Common carriers pay "access charges" to local exchange companies in exchange for use of local exchange facilities at one or both ends of a call. See Zielinski, Regulation and Public Policy After Divestiture: The State Regulators, in Disconnecting Bell: The Impact of AT & T Divestiture 106-09 (1984).
[3] Regional operating companies were themselves transferred into regional financial holding companies. Mountain Bell is a part of U.S. West, Inc.
[4] As a result of the modified final judgment, Colorado is subdivided into the Denver LATA, encompassing roughly the northern half and the southwestern quarter of the state, and the Colorado Springs LATA, encompassing the remaining southeast quarter of the state. A phone call that originates and terminates in the same LATA is an intraLATA call, while a phone call that originates in one LATA and terminates in another is an interLATA call. Thus, a call from Denver to Greeley is an intraLATA call, while a call from Denver to Pueblo is an interLATA call. See § 40-15-102(13), (15), (17), 17 C.R.S. (1984).
[5] Article 15 of Title 40 was repealed and reenacted in 1987. At all times relevant to this appeal, however, the version of Article 15 in force in 1984 controls.
[6] Section 40-15-101 contains the following legislative declaration:
The general assembly hereby finds, determines, and declares that it is the policy of the state of Colorado to promote a competitive telecommunications marketplace while protecting and maintaining the wide availability of high-quality telecommunications services. Such goals are best achieved by legislation that brings telecommunications regulation into the modern era by guaranteeing the affordability of basic telephone service while fostering free market competition within the telecommunications industry. The general assembly further finds that the technological advancements and increased customer choices for telecommunications services generated by such market competition will enhance Colorado's economic development and play a critical role in Colorado's economic future. However, the general assembly recognizes that the strength of competitive force varies widely between markets and products and services. Therefore, to foster, encourage, and accelerate the continuing emergence of a competitive telecommunications environment, the general assembly declares that flexible regulatory treatments are appropriate for different telecommunications services.
17 C.R.S. (1987 Supp.).
[7] In its decision of August 21, 1984, the Commission granted temporary authority to Sprint and MCI to operate as a common carrier providing interLATA telecommunications service in Colorado. This temporary authority was made permanent in the Commission's decision of February 14, 1985 and made effective nunc pro tunc as of August 21, 1984. Consequently, compensation for intraLATA leakage will be computed from August 21, 1984 to the time in which equal access is complete in a given area.
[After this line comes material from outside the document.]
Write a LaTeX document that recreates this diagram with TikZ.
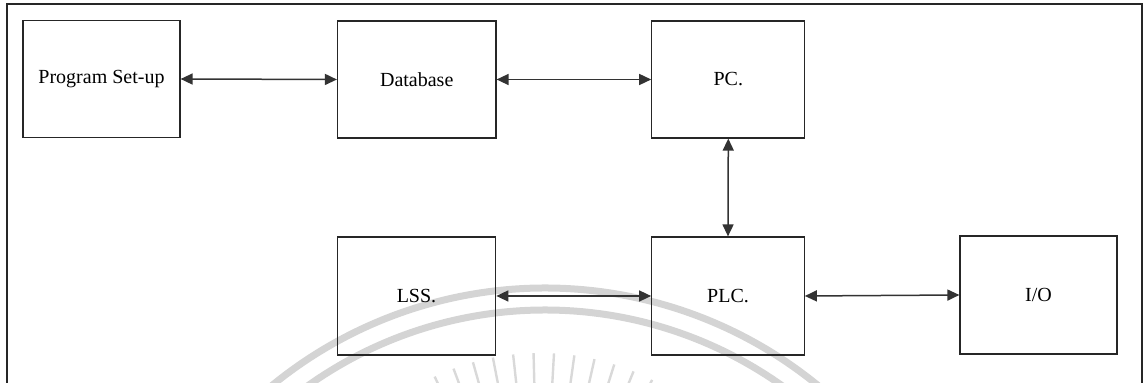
\documentclass[tikz,border=0pt]{standalone}
\usepackage{fontspec}
\setmainfont{Liberation Serif}
\usetikzlibrary{arrows.meta}
\begin{document}
\begin{tikzpicture}[x=0.5pt,y=-0.5pt,
  blk/.style={draw=black!85,line width=0.6pt,rectangle,inner sep=0pt,
    minimum width=78.5pt,minimum height=58.5pt,font=\fontsize{10pt}{12pt}\selectfont},
  link/.style={draw=black!80,line width=0.75pt,{Triangle[length=6pt,width=5.5pt]}-{Triangle[length=6pt,width=5.5pt]}},
  wm/.style={draw=black!17,line width=3.5pt},
  ray/.style={draw=black!15,line width=1.2pt}]
\useasboundingbox (0,0) rectangle (1147,383);
% faint watermark
\begin{scope}
\clip (0,0) rectangle (1147,383);
\draw[wm] (545,719) ++(-141:431) arc[start angle=-141,end angle=-39,radius=431];
\draw[wm] (545,719) ++(-144:409) arc[start angle=-144,end angle=-36,radius=409];
\foreach \a in {-30,-25.25,...,28} {
  \draw[ray] (540,600) ++({-90+\a}:247) -- ++({90+\a}:45);
}
\end{scope}
% outer frame
\begin{scope}
\clip (0,0) rectangle (1147,383);
\draw[black!85,line width=1.1pt] (7,420) -- (7,4) -- (1142,4) -- (1142,420);
\end{scope}
% blocks
\node[blk] (prog) at (101.5,79) {Program Set-up};
\node[blk,minimum width=79.25pt] (db) at (416.75,79.5) {Database};
\node[blk,minimum width=76.5pt] (pc) at (728.3,79.5) {PC.};
\node[blk,minimum width=79.25pt,minimum height=59pt] (lss) at (416.5,296) {LSS.};
\node[blk,minimum width=76.25pt,minimum height=59pt] (plc) at (728,296) {PLC.};
\node[blk,minimum width=78.5pt,minimum height=59pt] (io) at (1038.5,295) {I/O};
% connectors
\draw[link] (prog.east) -- (db.west);
\draw[link] (db.east) -- (pc.west);
\draw[link] (pc.south) -- (plc.north);
\draw[link] (lss.east) -- (plc.west);
\draw[link] (plc.east) -- (io.west);
\end{tikzpicture}
\end{document}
[8] The Commission imposed ten terms and conditions on Sprint, MCI, and Western Union. Of those ten terms and conditions, Sprint contests only the intraLATA compensation requirement.
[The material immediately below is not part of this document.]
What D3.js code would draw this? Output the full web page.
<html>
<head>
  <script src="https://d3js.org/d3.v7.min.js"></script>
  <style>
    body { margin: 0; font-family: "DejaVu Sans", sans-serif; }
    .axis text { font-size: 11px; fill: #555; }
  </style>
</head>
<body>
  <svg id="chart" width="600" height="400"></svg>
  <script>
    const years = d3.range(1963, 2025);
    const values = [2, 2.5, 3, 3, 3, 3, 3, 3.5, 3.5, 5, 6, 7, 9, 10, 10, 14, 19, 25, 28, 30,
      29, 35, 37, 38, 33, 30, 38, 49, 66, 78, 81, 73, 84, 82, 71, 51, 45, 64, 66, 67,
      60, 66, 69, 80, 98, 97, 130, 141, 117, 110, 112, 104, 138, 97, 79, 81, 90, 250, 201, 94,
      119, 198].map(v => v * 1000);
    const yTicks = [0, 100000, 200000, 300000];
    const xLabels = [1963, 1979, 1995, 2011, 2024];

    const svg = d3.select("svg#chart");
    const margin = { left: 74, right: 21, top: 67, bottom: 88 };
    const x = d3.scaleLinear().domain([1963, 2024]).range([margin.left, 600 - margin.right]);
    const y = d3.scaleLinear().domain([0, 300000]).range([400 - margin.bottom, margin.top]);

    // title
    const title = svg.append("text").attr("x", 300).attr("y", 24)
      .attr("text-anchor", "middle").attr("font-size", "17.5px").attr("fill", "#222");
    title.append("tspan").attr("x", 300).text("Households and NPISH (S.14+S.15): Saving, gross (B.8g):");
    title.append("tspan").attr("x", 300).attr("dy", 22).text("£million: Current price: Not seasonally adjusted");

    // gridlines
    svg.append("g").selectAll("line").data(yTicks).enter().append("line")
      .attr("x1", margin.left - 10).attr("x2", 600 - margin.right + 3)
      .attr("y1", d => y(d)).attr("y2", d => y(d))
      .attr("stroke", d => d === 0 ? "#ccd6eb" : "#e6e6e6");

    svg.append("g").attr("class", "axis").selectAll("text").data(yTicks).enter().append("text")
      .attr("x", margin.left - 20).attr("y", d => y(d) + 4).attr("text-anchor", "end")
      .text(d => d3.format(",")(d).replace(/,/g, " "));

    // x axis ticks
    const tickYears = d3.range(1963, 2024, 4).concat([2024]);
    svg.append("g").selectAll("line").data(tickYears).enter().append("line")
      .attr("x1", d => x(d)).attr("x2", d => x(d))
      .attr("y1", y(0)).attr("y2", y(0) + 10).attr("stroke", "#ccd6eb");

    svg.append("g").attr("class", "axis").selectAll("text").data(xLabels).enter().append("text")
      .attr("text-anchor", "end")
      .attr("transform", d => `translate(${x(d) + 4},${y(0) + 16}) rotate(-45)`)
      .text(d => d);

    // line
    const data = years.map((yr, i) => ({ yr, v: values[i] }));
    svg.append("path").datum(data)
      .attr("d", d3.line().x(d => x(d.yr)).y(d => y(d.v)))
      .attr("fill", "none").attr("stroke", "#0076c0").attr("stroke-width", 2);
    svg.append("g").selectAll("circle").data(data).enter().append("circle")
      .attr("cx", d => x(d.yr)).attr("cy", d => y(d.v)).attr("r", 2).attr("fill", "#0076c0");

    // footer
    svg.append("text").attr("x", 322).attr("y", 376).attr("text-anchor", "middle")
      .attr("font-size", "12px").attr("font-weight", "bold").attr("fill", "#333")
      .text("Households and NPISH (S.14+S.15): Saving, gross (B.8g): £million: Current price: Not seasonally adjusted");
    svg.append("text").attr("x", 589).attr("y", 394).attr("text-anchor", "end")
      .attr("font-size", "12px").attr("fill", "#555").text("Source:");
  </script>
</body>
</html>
[9] The decision of May 7, 1985, granting reconsideration of the February 14 decision, denied all claims made in motions for reconsideration of the February 14 decision, with the following exceptions:
(1) the requirement that all common carriers must avail themselves of Feature Group D in both the originating and terminating directions was changed to require carriers to avail themselves of Feature Group D in the originating direction only;
(2) the manner of determining the extent of intraLATA leakage was changed from a sampling methodology to a census methodology;
(3) the time by which carriers must submit their determinations of the extent of intraLATA leakage was extended by sixty days; and
(4) the other common carriers' obligation to comply with Rule 13 of the Rules Governing Telephone Utilities, which deals with practices in disconnecting telephone service, was temporarily waived.
[10] Sprint appealed the decision of May 7 only to the extent that the Commission denied that the compensation requirement of the February 14 decision was unconstitutional or violated statutory law. Sprint and MCI appealed two other decisions to the district court in Case No. 85CV11362. In Decision No. C85-820, decided June 25, 1985, the Commission reaffirmed the decisions of February 14 and May 7 without substantive changes insofar as Sprint and MCI were concerned. In Decision No. C85-1039, decided August 13, 1985, the Commission again affirmed without change the decisions of February 14, May 7, and June 25. We will refer to all four of these decisions as "the February 14 decision" in order to avoid confusion and because the three subsequent decisions of May 7, June 25, and August 13 were not substantive reevaluations of the constitutional and statutory claims decided by the Commission in its detailed decision of February 14.
[11] The Commission did not determine the amount of intraLATA compensation owed to Mountain Bell in its decision of February 14, 1985. The February 14 decision merely determined that some compensation may be required as a condition of certification. The amount of compensation owed to Mountain Bell was determined in the Commission's decision of May 13, 1986. In that sense, the decisions upon which Sprint bases its appeal are divided into the certification decision of February 14 and the compensation decision of May 13. The compensation decision was separately appealed to the Denver District Court and is not now before us.
[12] A fourth alternative was apparently considered by the Commission but not discussed in its decision of February 14, 1985. The fourth proposal was to let the other common carriers complete the calls, bill their customers, and keep the revenue for themselves. This proposal was rejected because it would have permitted the other common carriers to provide service to intraLATA markets in violation of sections 40-15-101(8) and 40-15-104(2).
[13] The Commission has subsequently challenged the validity of its assumption that AT & T's system is incapable of intraLATA leakage. On June 24, 1986, the Commission on its own motion launched an investigation into the questions of intraLATA leakage and compensation, if any, that AT & T will be required to pay to local exchange carriers such as Mountain Bell. The results of that investigation are not before us.